Assumptions about Consumer Preferences

Two assumptions about consumer preferences were explained in the previous lesson. The remaining two are explained below.

Transitivity

It means that a consumer's preferences are consistent across different market baskets. For example, a consumer prefers Basket A over Basket B and Basket B over Basket C. It is expected that the same consumer would prefer Basket A over Basket C. This can be symbolically represented as

If A ≻ B and B ≻ C, then A ≻ C.

As consumers accumulate more of a specific good, their willingness to sacrifice another item to acquire even more of those particular goods decreases.

The rate at which a person is willing to trade one good for another is called the Marginal Rate of Substitution, or MRS. A consumer's willingness to trade one good for another changes as they acquire more of a good.

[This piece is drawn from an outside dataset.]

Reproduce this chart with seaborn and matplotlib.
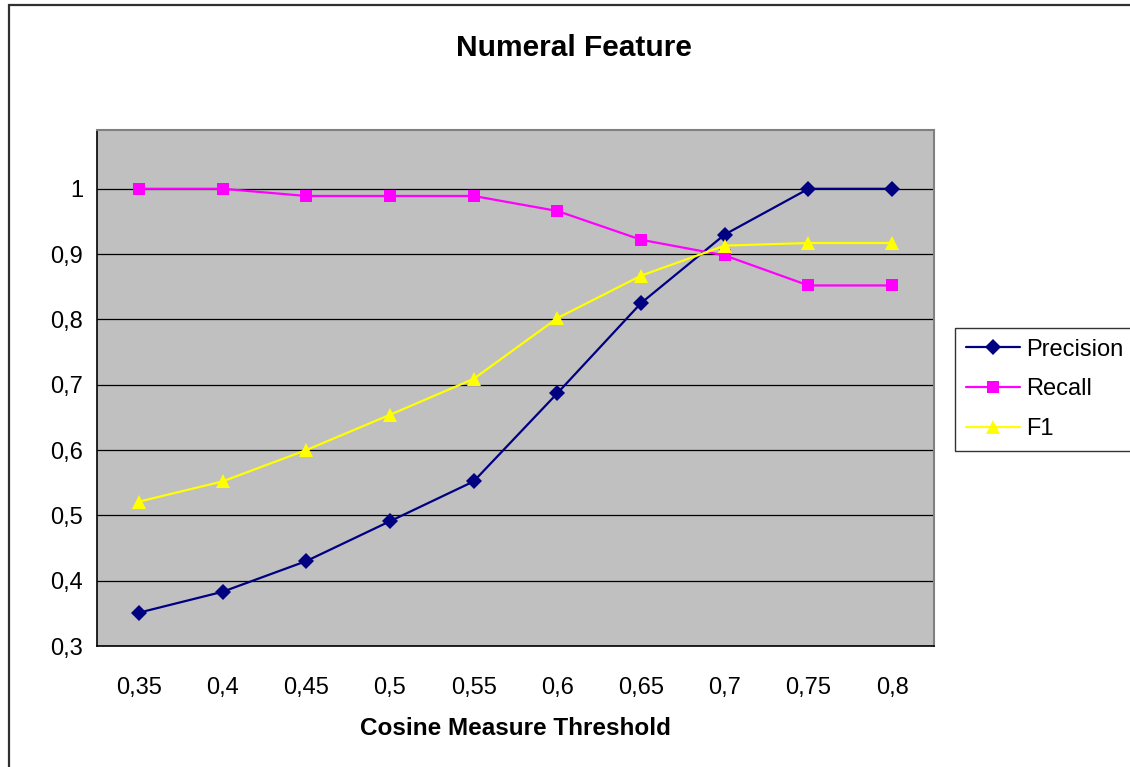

The marginal rate of substitution (MRS) is the ratio of the quantity of one good the consumer is willing to give up to acquire one more unit of another good. For example, when the consumer initially has one burger and a plate full of cookies, she may be willing to give up three of her cookies to receive an additional burger. The ratio of MRS is three cookies to one burger.

If she would like an additional burger after she already has two, she will likely value having a third burger less than the second burger. This implies that she may be willing to only give up two cookies to receive a third burger. Therefore, the number of cookies that she is willing to sacrifice to attain one more burger falls as she acquires more burgers.

This is an example of a diminishing marginal rate of substitution: the MRS of a good tends to fall as the consumer attains more and more units of that good.